First, consultation and negotiation are indispensable for the mainland’s ideal of solving the Taiwan issue through peaceful means. Unless there are changes in policy orientation, consultation won’t end. Consultation and negotiation are aimed at peacefully resolving the Taiwan issue; preserving the economic system and way of life in Taiwan; and promoting peace and stability in the Asia-Pacific and welfare of people on both sides of the Straits. Persistently promoting the institutionalization of cross-Straits interaction is an important way to facilitate post-ECFA consultations, as well as a cornerstone for the ultimate resolution of the Taiwan issue. The mainland has both strategic foresight and a pragmatic approach that can stand the test of time when it comes to cross-Straits ties. Stopping consultation is inconsistent with China’s Taiwan policies.

Second, cross-Straits consultations have multiple channels, and talks and negotiations have not stopped since 2008. The mainland has sufficient patience for all levels of consultations and negotiations with Taiwan. Such exchanges are conducive to increasing mutual trust, improving communication, and facilitating the establishment of cross-Straits peace mechanisms. Zhang Zhijun’s Taiwan visit embodies such endeavors. With the negative impact of the “sunflower” student protests against the cross-Strait agreement on service trade rippling on the mainland, there have been louder calls for a change in approach, and mounting pressure on the mainland government. Though we understand the pluralist nature of public opinion in Taiwan, the student protests’ negative impact on the peaceful resolution of the Taiwan issue is obvious.
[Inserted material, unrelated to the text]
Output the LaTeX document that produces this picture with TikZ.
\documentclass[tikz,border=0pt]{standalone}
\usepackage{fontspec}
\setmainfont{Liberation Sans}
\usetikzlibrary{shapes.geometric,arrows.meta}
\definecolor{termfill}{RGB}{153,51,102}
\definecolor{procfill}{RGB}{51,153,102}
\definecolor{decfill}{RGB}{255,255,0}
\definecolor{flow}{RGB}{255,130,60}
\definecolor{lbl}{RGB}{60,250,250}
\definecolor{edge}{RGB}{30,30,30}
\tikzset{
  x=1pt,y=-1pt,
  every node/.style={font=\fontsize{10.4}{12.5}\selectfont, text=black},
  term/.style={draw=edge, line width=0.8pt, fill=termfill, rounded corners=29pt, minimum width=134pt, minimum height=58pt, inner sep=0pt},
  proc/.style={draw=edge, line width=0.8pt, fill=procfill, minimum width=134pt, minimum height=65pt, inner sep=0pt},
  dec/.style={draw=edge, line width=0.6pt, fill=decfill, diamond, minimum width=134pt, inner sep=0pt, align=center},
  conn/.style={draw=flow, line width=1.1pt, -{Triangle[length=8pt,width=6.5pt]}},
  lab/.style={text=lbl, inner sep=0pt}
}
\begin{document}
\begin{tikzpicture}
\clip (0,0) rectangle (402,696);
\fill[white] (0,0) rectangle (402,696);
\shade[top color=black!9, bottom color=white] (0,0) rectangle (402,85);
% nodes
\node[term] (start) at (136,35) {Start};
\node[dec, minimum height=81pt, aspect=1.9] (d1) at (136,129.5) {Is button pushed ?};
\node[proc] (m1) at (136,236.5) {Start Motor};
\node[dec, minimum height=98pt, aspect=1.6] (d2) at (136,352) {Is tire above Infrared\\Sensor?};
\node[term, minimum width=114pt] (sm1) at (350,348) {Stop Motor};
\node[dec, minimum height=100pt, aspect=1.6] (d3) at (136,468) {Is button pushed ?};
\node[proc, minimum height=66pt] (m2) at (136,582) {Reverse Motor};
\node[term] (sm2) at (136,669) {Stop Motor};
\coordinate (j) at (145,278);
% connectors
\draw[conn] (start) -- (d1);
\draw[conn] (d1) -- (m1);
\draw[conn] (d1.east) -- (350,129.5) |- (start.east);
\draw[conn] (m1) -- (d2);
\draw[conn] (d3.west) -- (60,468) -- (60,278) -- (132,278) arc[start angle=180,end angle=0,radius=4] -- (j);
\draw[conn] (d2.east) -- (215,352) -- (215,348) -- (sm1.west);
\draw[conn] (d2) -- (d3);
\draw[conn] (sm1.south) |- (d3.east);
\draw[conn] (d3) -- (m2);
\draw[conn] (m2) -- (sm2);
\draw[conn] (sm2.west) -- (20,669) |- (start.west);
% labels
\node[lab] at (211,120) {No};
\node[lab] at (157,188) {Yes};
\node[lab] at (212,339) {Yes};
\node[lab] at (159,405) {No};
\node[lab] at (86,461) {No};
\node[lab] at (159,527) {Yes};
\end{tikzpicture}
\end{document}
Third, the mechanism of cross-Straits communication is in smooth operation, but a slowdown in consultation and negotiation is a matter of fact. Since the agreement on service trade has not been approved by the “legislative Yuan,” negotiations won’t go anywhere at this point. The “sunflower” student movement has become a grassroots movement, and it continues to protest against the agreement on cross-Straits service trade. Forces against the cross-Straits agreement have even raised the banner of “Taiwan independence,” pressing the “legislative Yuan” to pass rules to censor cross-Straits agreements so as to change the legal basis of the peaceful development of cross-Straits relations. Such moves have inevitably bogged down bilateral consultations. In order to compete with administrative authorities for control over cross-Straits ties, Taiwan’s legislative authorities have resorted to pathetic tricks that threaten to shelve agreements that the two sides have negotiated, and even to render them legally invalid. Such moves are in violation of international norms, and make subsequent consultations meaningless. This year happens to be one of major elections in Taiwan. Some problems in cross-Straits ties may ferment without reason and become election tools. Therefore, properly slowing down cross-Straits consultations is aimed at more meaningful consultations, rather than termination.
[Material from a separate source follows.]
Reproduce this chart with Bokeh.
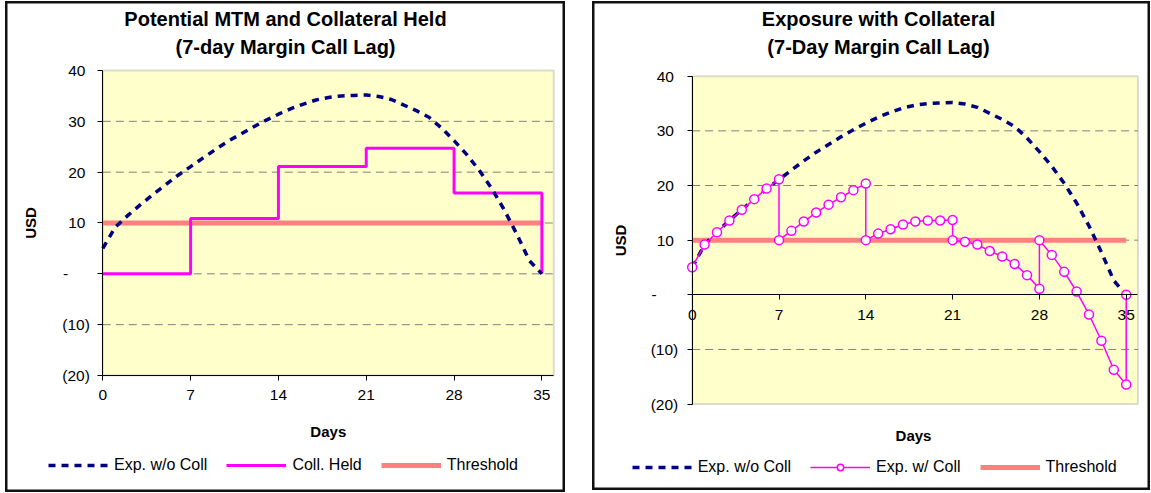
from bokeh.plotting import figure
from bokeh.models import FixedTicker, Legend, LegendItem, Label, BoxAnnotation
from bokeh.layouts import row
from bokeh.embed import file_html
from bokeh.resources import INLINE

# ---- data -------------------------------------------------------------
days = list(range(36))
exp_wo_coll = [5.0, 9.2, 11.5, 13.6, 15.6, 17.5, 19.4, 21.1, 22.8, 24.5,
               26.1, 27.5, 28.9, 30.2, 31.4, 32.5, 33.4, 34.2, 34.7, 35.0,
               35.1, 35.2, 34.9, 34.3, 33.2, 32.1, 30.8, 28.7, 26.2, 23.5,
               20.4, 16.8, 12.6, 7.8, 2.6, 0.0]

call_days = [0, 7, 14, 21, 28, 35]
coll_held = [0.0, 10.9, 21.1, 24.7, 15.9, 0.0]

threshold = 10.0

exp_w_coll_days = [0, 1, 2, 3, 4, 5, 6, 7,
                   7, 8, 9, 10, 11, 12, 13, 14,
                   14, 15, 16, 17, 18, 19, 20, 21,
                   21, 22, 23, 24, 25, 26, 27, 28,
                   28, 29, 30, 31, 32, 33, 34, 35,
                   35]
exp_w_coll = [5.05, 9.2, 11.45, 13.6, 15.55, 17.5, 19.45, 21.15,
              10.0, 11.7, 13.4, 15.05, 16.5, 17.85, 19.15, 20.35,
              10.0, 11.2, 12.0, 12.85, 13.4, 13.6, 13.6, 13.7,
              10.0, 9.7, 9.2, 8.0, 7.0, 5.65, 3.6, 1.1,
              10.0, 7.3, 4.2, 0.6, -3.6, -8.4, -13.7, -16.4,
              0.0]

x_ticks = [0, 7, 14, 21, 28, 35]
y_ticks = [-20, -10, 0, 10, 20, 30, 40]
y_tick_labels = ["(20)", "(10)", "-", "10", "20", "30", "40"]

# ---- styling ----------------------------------------------------------
FONT = "Liberation Sans"
NAVY = "#000080"
MAGENTA = "#FF00FF"
SALMON = "#FF8080"
AREA = "#FFFFCC"
NBSP = "\u00a0"
X_END = 35.95                       # right edge of the plotting area (days)
Y_MIN, Y_MAX = y_ticks[0], y_ticks[-1]
EXP_DASH = "7 6"


def accounting(label):
    # positive numbers leave room for a closing bracket, zero shows as a dash
    if label == "-":
        return "-" + NBSP * 5
    if label.startswith("("):
        return label
    return label + NBSP


class Chart:
    """A chart box whose canvas is the whole box; the plotting area sits inside it."""

    def __init__(self, width, height, x0_px, px_per_day, ytop_px, px_per_usd):
        self.x0, self.kx = x0_px, px_per_day
        self.yt, self.ky = ytop_px, px_per_usd
        x_range = (-x0_px / px_per_day, (width - x0_px) / px_per_day)
        y_range = (Y_MAX - (height - ytop_px) / px_per_usd, Y_MAX + ytop_px / px_per_usd)
        p = figure(width=width, height=height, x_range=x_range, y_range=y_range,
                   output_backend="svg", toolbar_location=None, title=None,
                   min_border=0, background_fill_color="white",
                   border_fill_color="white")
        p.outline_line_color = "#111111"
        p.outline_line_width = 4
        p.xgrid.visible = False
        p.ygrid.visible = False
        self.p = p

        # plotting area
        p.add_layout(BoxAnnotation(left=0, right=X_END, bottom=Y_MIN, top=Y_MAX,
                                   fill_color=AREA, fill_alpha=1.0,
                                   line_color="#8C8C8C", line_width=2, level="underlay"))

        for ax in (p.xaxis[0], p.yaxis[0]):
            ax.axis_line_color = "black"
            ax.axis_line_width = 1
            ax.major_tick_line_color = "black"
            ax.major_tick_in = 0
            ax.major_tick_out = 5
            ax.minor_tick_line_color = None
            ax.major_label_text_font = FONT
            ax.major_label_text_font_size = "15.5px"
            ax.major_label_text_color = "black"
            ax.axis_label_text_font = FONT
            ax.axis_label_text_font_size = "15px"
            ax.axis_label_text_font_style = "bold"
            ax.axis_label_text_color = "black"

        p.xaxis.ticker = FixedTicker(ticks=x_ticks)
        p.xaxis.bounds = (0, X_END)
        p.xaxis.major_label_standoff = 10
        p.yaxis.ticker = FixedTicker(ticks=y_ticks)
        p.yaxis.bounds = (Y_MIN, Y_MAX)
        p.yaxis.fixed_location = 0
        p.yaxis.major_label_overrides = {t: accounting(l) for t, l in zip(y_ticks, y_tick_labels)}
        p.yaxis.axis_label = "USD"

    def to_x(self, px):
        return (px - self.x0) / self.kx

    def to_y(self, py):
        return Y_MAX - (py - self.yt) / self.ky

    def text(self, s, px, py, size, bold=True):
        self.p.add_layout(Label(x=self.to_x(px), y=self.to_y(py), text=s,
                                text_align="center", text_baseline="middle",
                                text_font=FONT, text_font_size=size,
                                text_font_style="bold" if bold else "normal",
                                text_color="black"))

    def grid(self, levels):
        self.p.segment(x0=0, x1=X_END, y0=levels, y1=levels,
                       line_color="#808080", line_width=1, line_dash="8 5")

    def legend(self, items, px_left, py_bottom_gap):
        self.p.add_layout(Legend(items=items, orientation="horizontal",
                                 location=(px_left, py_bottom_gap),
                                 border_line_color=None, background_fill_alpha=0,
                                 label_text_font=FONT, label_text_font_size="16px",
                                 label_text_color="black", glyph_width=60, glyph_height=16,
                                 label_standoff=6, spacing=19, padding=0, margin=0))


# ---- left: potential MTM and collateral held --------------------------
c1 = Chart(560, 491, 97.3, 12.545, 69.0, 5.0833)
p1 = c1.p
p1.xaxis.fixed_location = Y_MIN
p1.yaxis.major_label_standoff = 8
p1.yaxis.axis_label_standoff = 20
c1.grid([t for t in y_ticks[1:-1]])

r_thr1 = p1.line([days[0], days[-1]], [threshold, threshold], line_color=SALMON, line_width=5)
r_coll = p1.step(call_days, coll_held, mode="after", line_color=MAGENTA, line_width=3)
r_exp1 = p1.line(days, exp_wo_coll, line_color=NAVY, line_width=3.5, line_dash=EXP_DASH)

c1.text("Potential MTM and Collateral Held", 280, 17.5, "20px")
c1.text("(7-day Margin Call Lag)", 280, 45, "20px")
c1.text("Days", 322.8, 430, "15px")
c1.legend([
    LegendItem(label="Exp. w/o Coll", renderers=[r_exp1]),
    LegendItem(label="Coll. Held", renderers=[r_coll]),
    LegendItem(label="Threshold", renderers=[r_thr1]),
], 43, 18)

# ---- right: exposure with collateral ----------------------------------
c2 = Chart(558, 489, 99.7, 12.4, 74.7, 5.465)
p2 = c2.p
p2.xaxis.fixed_location = 0
p2.yaxis.major_label_standoff = 9
p2.yaxis.axis_label_standoff = 19
c2.grid([t for t in y_ticks[1:-1] if t != 0])

r_thr2 = p2.line([days[0], days[-1]], [threshold, threshold], line_color=SALMON, line_width=5)
r_exp2 = p2.line(days, exp_wo_coll, line_color=NAVY, line_width=3.5, line_dash=EXP_DASH)
r_wl = p2.line(exp_w_coll_days, exp_w_coll, line_color=MAGENTA, line_width=1.5)
r_wm = p2.scatter(exp_w_coll_days, exp_w_coll, marker="circle", size=9,
                  line_color=MAGENTA, line_width=1.5, fill_color="white")

c2.text("Exposure with Collateral", 286, 17.5, "20px")
c2.text("(7-Day Margin Call Lag)", 286, 45, "20px")
c2.text("Days", 321, 434, "15px")
c2.legend([
    LegendItem(label="Exp. w/o Coll", renderers=[r_exp2]),
    LegendItem(label="Exp. w/ Coll", renderers=[r_wl, r_wm]),
    LegendItem(label="Threshold", renderers=[r_thr2]),
], 39.7, 14)

layout = row(p1, p2, spacing=27)
layout.margin = (1, 0, 0, 5)

open("out.html", "w").write(file_html(layout, INLINE))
Taiwan’s eagerness to sign cross-Straits agreements that upgrade its international competitiveness is understandable. Yet the processes can’t be sped up without properly addressing its internal problems. Economic authorities in Taiwan have long been aware that if the agreement on service trade can’t get legislative approval, there won’t be progress in maneuvering an agreement on trade in goods, the pace of Taiwan’s regional economic integration will be affected, and the island’s own economic competitiveness will suffer. Social disintegration in Taiwan has resulted in different interest groups’ diverging attitudes toward cross-Straits agreements: The cultural circles oppose the “agreement on service trade”, while the industrial and commercial circles support it. Conflicting demands of various interest groups, political struggles between the ruling party and opposition parties, contradictions between legislative and administrative authorities, parliamentary infighting as well as the escalation of street protests have thrown competent authorities in Taiwan into a state of helplessness. They know very well that speedy institutionalization of economic ties between China and the Republic of Korea will make their competitor, the ROK, stronger. They are frustrated with being unable to reach agreements with the mainland and to upgrade Taiwan’s competitiveness as soon as possible. They know very well the mainland’s clear attitudes to cross-Straits agreements. They know even better that four-fifths of the negotiations for a cross-Straits agreement on trade in goods have been completed, but thanks to the fact that the agreement on service trade is still stuck at the “legislative Yuan”, the atmosphere for negotiations about trade in goods is extremely pessimistic, and the talks have to be slowed down. It is thus understandable if they try to release the internal pressures and unspeakable woes in various manners in order to keep cross-Straits consultations on track.

Zhu Songling is a Professor at the Institute of Taiwan Studies in Beijing Union University.